Provided material:
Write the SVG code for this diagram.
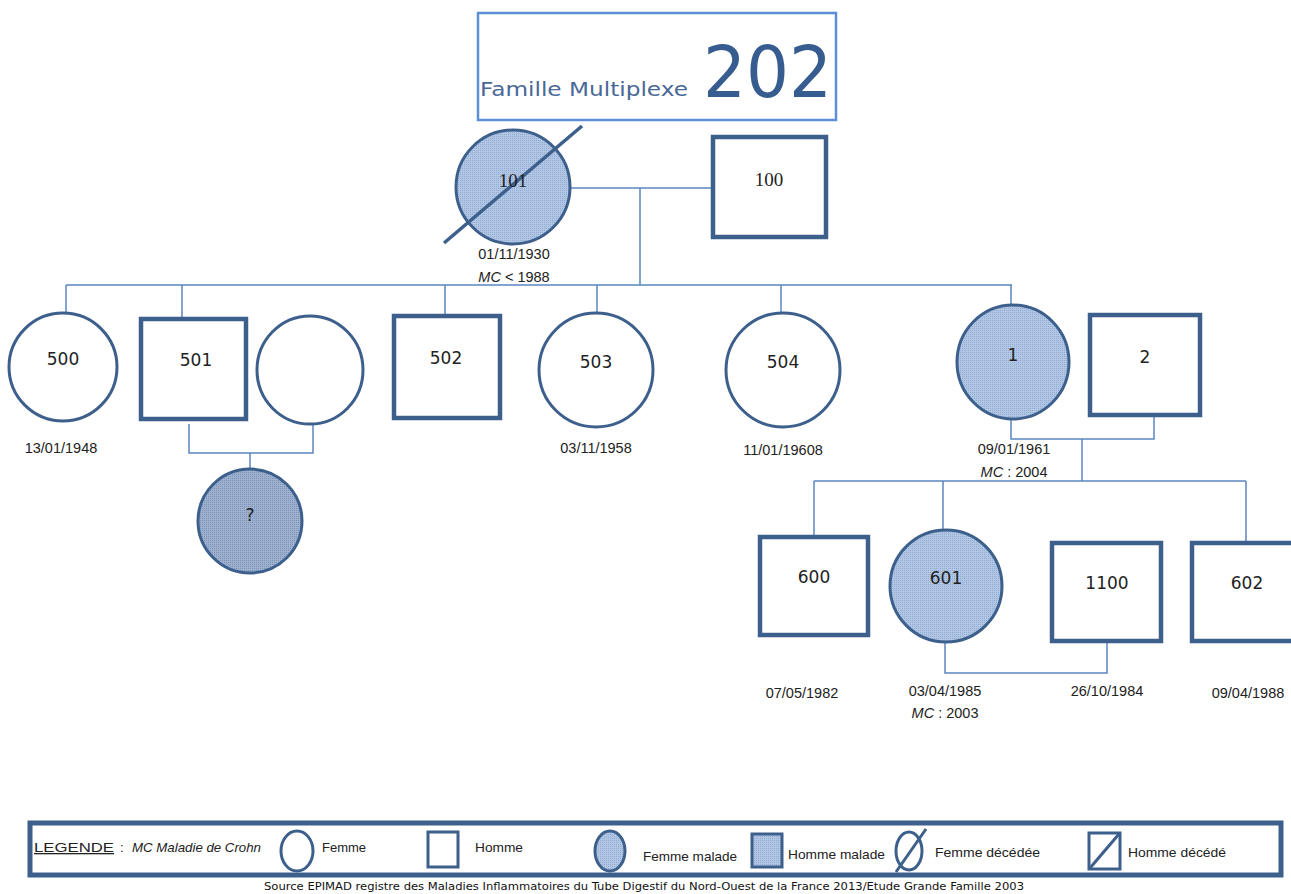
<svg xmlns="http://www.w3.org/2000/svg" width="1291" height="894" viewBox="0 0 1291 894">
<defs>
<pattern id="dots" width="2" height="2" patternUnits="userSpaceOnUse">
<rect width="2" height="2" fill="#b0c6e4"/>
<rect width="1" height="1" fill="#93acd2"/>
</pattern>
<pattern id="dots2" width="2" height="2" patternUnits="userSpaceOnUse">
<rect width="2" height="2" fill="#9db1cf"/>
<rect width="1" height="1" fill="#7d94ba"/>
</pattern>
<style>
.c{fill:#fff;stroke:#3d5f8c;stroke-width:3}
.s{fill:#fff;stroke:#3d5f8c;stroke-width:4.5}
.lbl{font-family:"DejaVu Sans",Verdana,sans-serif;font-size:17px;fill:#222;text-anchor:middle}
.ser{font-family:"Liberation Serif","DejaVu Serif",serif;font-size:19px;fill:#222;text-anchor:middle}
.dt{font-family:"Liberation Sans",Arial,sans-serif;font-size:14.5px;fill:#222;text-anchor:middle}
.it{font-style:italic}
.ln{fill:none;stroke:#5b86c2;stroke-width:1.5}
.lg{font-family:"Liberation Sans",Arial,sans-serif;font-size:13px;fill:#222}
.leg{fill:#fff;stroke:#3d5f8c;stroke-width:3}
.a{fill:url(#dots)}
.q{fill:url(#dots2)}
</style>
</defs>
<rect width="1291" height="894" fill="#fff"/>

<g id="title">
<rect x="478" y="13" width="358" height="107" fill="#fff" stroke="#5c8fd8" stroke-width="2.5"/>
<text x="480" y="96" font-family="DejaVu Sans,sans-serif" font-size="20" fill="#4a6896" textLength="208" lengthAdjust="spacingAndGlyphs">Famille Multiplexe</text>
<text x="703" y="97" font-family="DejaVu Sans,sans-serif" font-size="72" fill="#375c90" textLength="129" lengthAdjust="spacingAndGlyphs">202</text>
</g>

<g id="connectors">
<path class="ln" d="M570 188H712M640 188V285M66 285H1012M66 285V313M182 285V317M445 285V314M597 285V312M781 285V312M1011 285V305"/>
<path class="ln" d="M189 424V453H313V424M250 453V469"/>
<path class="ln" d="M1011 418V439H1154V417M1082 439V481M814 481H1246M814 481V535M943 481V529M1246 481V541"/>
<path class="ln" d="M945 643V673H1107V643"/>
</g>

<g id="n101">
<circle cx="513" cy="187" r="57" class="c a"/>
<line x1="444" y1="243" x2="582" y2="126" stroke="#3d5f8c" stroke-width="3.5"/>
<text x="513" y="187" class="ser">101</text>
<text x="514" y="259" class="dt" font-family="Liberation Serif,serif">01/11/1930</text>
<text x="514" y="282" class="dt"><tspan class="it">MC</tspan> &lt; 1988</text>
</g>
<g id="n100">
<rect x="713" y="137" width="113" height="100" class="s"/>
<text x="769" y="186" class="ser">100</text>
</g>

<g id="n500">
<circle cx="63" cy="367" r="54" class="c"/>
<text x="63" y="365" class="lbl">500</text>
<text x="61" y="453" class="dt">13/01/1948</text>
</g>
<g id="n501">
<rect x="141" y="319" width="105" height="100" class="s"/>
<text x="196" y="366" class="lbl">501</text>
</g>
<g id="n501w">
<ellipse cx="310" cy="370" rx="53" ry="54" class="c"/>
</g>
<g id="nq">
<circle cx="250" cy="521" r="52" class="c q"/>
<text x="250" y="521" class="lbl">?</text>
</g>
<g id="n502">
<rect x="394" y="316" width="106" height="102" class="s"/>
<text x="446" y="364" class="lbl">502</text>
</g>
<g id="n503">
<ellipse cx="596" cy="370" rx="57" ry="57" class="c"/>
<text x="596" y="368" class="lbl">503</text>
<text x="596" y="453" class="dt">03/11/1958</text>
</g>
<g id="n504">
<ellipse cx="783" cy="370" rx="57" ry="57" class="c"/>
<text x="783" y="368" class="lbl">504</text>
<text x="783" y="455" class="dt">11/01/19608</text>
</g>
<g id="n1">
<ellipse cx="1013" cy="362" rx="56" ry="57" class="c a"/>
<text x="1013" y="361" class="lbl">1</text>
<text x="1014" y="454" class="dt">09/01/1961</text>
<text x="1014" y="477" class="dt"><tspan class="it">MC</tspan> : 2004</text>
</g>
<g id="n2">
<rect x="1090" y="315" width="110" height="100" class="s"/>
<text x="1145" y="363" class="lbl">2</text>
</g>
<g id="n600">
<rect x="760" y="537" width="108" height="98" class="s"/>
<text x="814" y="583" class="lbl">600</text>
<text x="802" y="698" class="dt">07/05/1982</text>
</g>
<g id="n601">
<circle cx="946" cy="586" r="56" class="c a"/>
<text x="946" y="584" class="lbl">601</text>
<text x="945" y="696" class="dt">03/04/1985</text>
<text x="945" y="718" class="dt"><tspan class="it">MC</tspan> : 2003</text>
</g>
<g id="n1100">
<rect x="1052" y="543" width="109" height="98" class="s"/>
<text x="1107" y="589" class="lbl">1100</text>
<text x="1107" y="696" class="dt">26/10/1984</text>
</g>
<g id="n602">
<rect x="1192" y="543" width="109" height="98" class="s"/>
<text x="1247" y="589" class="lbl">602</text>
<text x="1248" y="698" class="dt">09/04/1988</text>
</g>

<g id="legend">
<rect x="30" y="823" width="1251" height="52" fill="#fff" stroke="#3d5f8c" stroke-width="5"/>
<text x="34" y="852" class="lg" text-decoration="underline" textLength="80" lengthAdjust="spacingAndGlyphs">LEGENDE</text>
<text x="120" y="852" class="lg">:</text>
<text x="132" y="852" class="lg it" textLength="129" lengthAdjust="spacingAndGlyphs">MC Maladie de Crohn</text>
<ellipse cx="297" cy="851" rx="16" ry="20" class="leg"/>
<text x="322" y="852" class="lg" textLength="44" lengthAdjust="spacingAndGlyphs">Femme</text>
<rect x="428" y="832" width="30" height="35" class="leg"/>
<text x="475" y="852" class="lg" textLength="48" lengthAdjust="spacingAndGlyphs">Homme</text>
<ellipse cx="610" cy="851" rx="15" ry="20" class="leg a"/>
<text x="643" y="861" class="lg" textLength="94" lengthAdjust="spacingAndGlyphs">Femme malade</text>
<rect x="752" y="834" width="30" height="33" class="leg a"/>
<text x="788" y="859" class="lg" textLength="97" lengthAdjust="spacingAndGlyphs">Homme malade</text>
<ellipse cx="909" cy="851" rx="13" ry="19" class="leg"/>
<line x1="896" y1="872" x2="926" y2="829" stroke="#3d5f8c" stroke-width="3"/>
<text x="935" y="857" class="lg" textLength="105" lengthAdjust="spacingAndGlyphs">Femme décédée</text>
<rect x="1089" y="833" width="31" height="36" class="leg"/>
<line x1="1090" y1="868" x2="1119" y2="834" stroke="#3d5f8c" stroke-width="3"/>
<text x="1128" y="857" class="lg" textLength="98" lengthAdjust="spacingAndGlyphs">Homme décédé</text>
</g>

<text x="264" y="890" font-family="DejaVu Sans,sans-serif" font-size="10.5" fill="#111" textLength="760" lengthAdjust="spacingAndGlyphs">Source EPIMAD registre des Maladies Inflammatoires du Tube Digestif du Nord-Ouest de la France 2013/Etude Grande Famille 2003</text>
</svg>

What is expected:
Output the lines above in full and exactly as given, omitting any pictures.

Expected output:
Write the SVG code for this diagram.
<svg xmlns="http://www.w3.org/2000/svg" width="1291" height="894" viewBox="0 0 1291 894">
<defs>
<pattern id="dots" width="2" height="2" patternUnits="userSpaceOnUse">
<rect width="2" height="2" fill="#b0c6e4"/>
<rect width="1" height="1" fill="#93acd2"/>
</pattern>
<pattern id="dots2" width="2" height="2" patternUnits="userSpaceOnUse">
<rect width="2" height="2" fill="#9db1cf"/>
<rect width="1" height="1" fill="#7d94ba"/>
</pattern>
<style>
.c{fill:#fff;stroke:#3d5f8c;stroke-width:3}
.s{fill:#fff;stroke:#3d5f8c;stroke-width:4.5}
.lbl{font-family:"DejaVu Sans",Verdana,sans-serif;font-size:17px;fill:#222;text-anchor:middle}
.ser{font-family:"Liberation Serif","DejaVu Serif",serif;font-size:19px;fill:#222;text-anchor:middle}
.dt{font-family:"Liberation Sans",Arial,sans-serif;font-size:14.5px;fill:#222;text-anchor:middle}
.it{font-style:italic}
.ln{fill:none;stroke:#5b86c2;stroke-width:1.5}
.lg{font-family:"Liberation Sans",Arial,sans-serif;font-size:13px;fill:#222}
.leg{fill:#fff;stroke:#3d5f8c;stroke-width:3}
.a{fill:url(#dots)}
.q{fill:url(#dots2)}
</style>
</defs>
<rect width="1291" height="894" fill="#fff"/>

<g id="title">
<rect x="478" y="13" width="358" height="107" fill="#fff" stroke="#5c8fd8" stroke-width="2.5"/>
<text x="480" y="96" font-family="DejaVu Sans,sans-serif" font-size="20" fill="#4a6896" textLength="208" lengthAdjust="spacingAndGlyphs">Famille Multiplexe</text>
<text x="703" y="97" font-family="DejaVu Sans,sans-serif" font-size="72" fill="#375c90" textLength="129" lengthAdjust="spacingAndGlyphs">202</text>
</g>

<g id="connectors">
<path class="ln" d="M570 188H712M640 188V285M66 285H1012M66 285V313M182 285V317M445 285V314M597 285V312M781 285V312M1011 285V305"/>
<path class="ln" d="M189 424V453H313V424M250 453V469"/>
<path class="ln" d="M1011 418V439H1154V417M1082 439V481M814 481H1246M814 481V535M943 481V529M1246 481V541"/>
<path class="ln" d="M945 643V673H1107V643"/>
</g>

<g id="n101">
<circle cx="513" cy="187" r="57" class="c a"/>
<line x1="444" y1="243" x2="582" y2="126" stroke="#3d5f8c" stroke-width="3.5"/>
<text x="513" y="187" class="ser">101</text>
<text x="514" y="259" class="dt" font-family="Liberation Serif,serif">01/11/1930</text>
<text x="514" y="282" class="dt"><tspan class="it">MC</tspan> &lt; 1988</text>
</g>
<g id="n100">
<rect x="713" y="137" width="113" height="100" class="s"/>
<text x="769" y="186" class="ser">100</text>
</g>

<g id="n500">
<circle cx="63" cy="367" r="54" class="c"/>
<text x="63" y="365" class="lbl">500</text>
<text x="61" y="453" class="dt">13/01/1948</text>
</g>
<g id="n501">
<rect x="141" y="319" width="105" height="100" class="s"/>
<text x="196" y="366" class="lbl">501</text>
</g>
<g id="n501w">
<ellipse cx="310" cy="370" rx="53" ry="54" class="c"/>
</g>
<g id="nq">
<circle cx="250" cy="521" r="52" class="c q"/>
<text x="250" y="521" class="lbl">?</text>
</g>
<g id="n502">
<rect x="394" y="316" width="106" height="102" class="s"/>
<text x="446" y="364" class="lbl">502</text>
</g>
<g id="n503">
<ellipse cx="596" cy="370" rx="57" ry="57" class="c"/>
<text x="596" y="368" class="lbl">503</text>
<text x="596" y="453" class="dt">03/11/1958</text>
</g>
<g id="n504">
<ellipse cx="783" cy="370" rx="57" ry="57" class="c"/>
<text x="783" y="368" class="lbl">504</text>
<text x="783" y="455" class="dt">11/01/19608</text>
</g>
<g id="n1">
<ellipse cx="1013" cy="362" rx="56" ry="57" class="c a"/>
<text x="1013" y="361" class="lbl">1</text>
<text x="1014" y="454" class="dt">09/01/1961</text>
<text x="1014" y="477" class="dt"><tspan class="it">MC</tspan> : 2004</text>
</g>
<g id="n2">
<rect x="1090" y="315" width="110" height="100" class="s"/>
<text x="1145" y="363" class="lbl">2</text>
</g>
<g id="n600">
<rect x="760" y="537" width="108" height="98" class="s"/>
<text x="814" y="583" class="lbl">600</text>
<text x="802" y="698" class="dt">07/05/1982</text>
</g>
<g id="n601">
<circle cx="946" cy="586" r="56" class="c a"/>
<text x="946" y="584" class="lbl">601</text>
<text x="945" y="696" class="dt">03/04/1985</text>
<text x="945" y="718" class="dt"><tspan class="it">MC</tspan> : 2003</text>
</g>
<g id="n1100">
<rect x="1052" y="543" width="109" height="98" class="s"/>
<text x="1107" y="589" class="lbl">1100</text>
<text x="1107" y="696" class="dt">26/10/1984</text>
</g>
<g id="n602">
<rect x="1192" y="543" width="109" height="98" class="s"/>
<text x="1247" y="589" class="lbl">602</text>
<text x="1248" y="698" class="dt">09/04/1988</text>
</g>

<g id="legend">
<rect x="30" y="823" width="1251" height="52" fill="#fff" stroke="#3d5f8c" stroke-width="5"/>
<text x="34" y="852" class="lg" text-decoration="underline" textLength="80" lengthAdjust="spacingAndGlyphs">LEGENDE</text>
<text x="120" y="852" class="lg">:</text>
<text x="132" y="852" class="lg it" textLength="129" lengthAdjust="spacingAndGlyphs">MC Maladie de Crohn</text>
<ellipse cx="297" cy="851" rx="16" ry="20" class="leg"/>
<text x="322" y="852" class="lg" textLength="44" lengthAdjust="spacingAndGlyphs">Femme</text>
<rect x="428" y="832" width="30" height="35" class="leg"/>
<text x="475" y="852" class="lg" textLength="48" lengthAdjust="spacingAndGlyphs">Homme</text>
<ellipse cx="610" cy="851" rx="15" ry="20" class="leg a"/>
<text x="643" y="861" class="lg" textLength="94" lengthAdjust="spacingAndGlyphs">Femme malade</text>
<rect x="752" y="834" width="30" height="33" class="leg a"/>
<text x="788" y="859" class="lg" textLength="97" lengthAdjust="spacingAndGlyphs">Homme malade</text>
<ellipse cx="909" cy="851" rx="13" ry="19" class="leg"/>
<line x1="896" y1="872" x2="926" y2="829" stroke="#3d5f8c" stroke-width="3"/>
<text x="935" y="857" class="lg" textLength="105" lengthAdjust="spacingAndGlyphs">Femme décédée</text>
<rect x="1089" y="833" width="31" height="36" class="leg"/>
<line x1="1090" y1="868" x2="1119" y2="834" stroke="#3d5f8c" stroke-width="3"/>
<text x="1128" y="857" class="lg" textLength="98" lengthAdjust="spacingAndGlyphs">Homme décédé</text>
</g>

<text x="264" y="890" font-family="DejaVu Sans,sans-serif" font-size="10.5" fill="#111" textLength="760" lengthAdjust="spacingAndGlyphs">Source EPIMAD registre des Maladies Inflammatoires du Tube Digestif du Nord-Ouest de la France 2013/Etude Grande Famille 2003</text>
</svg>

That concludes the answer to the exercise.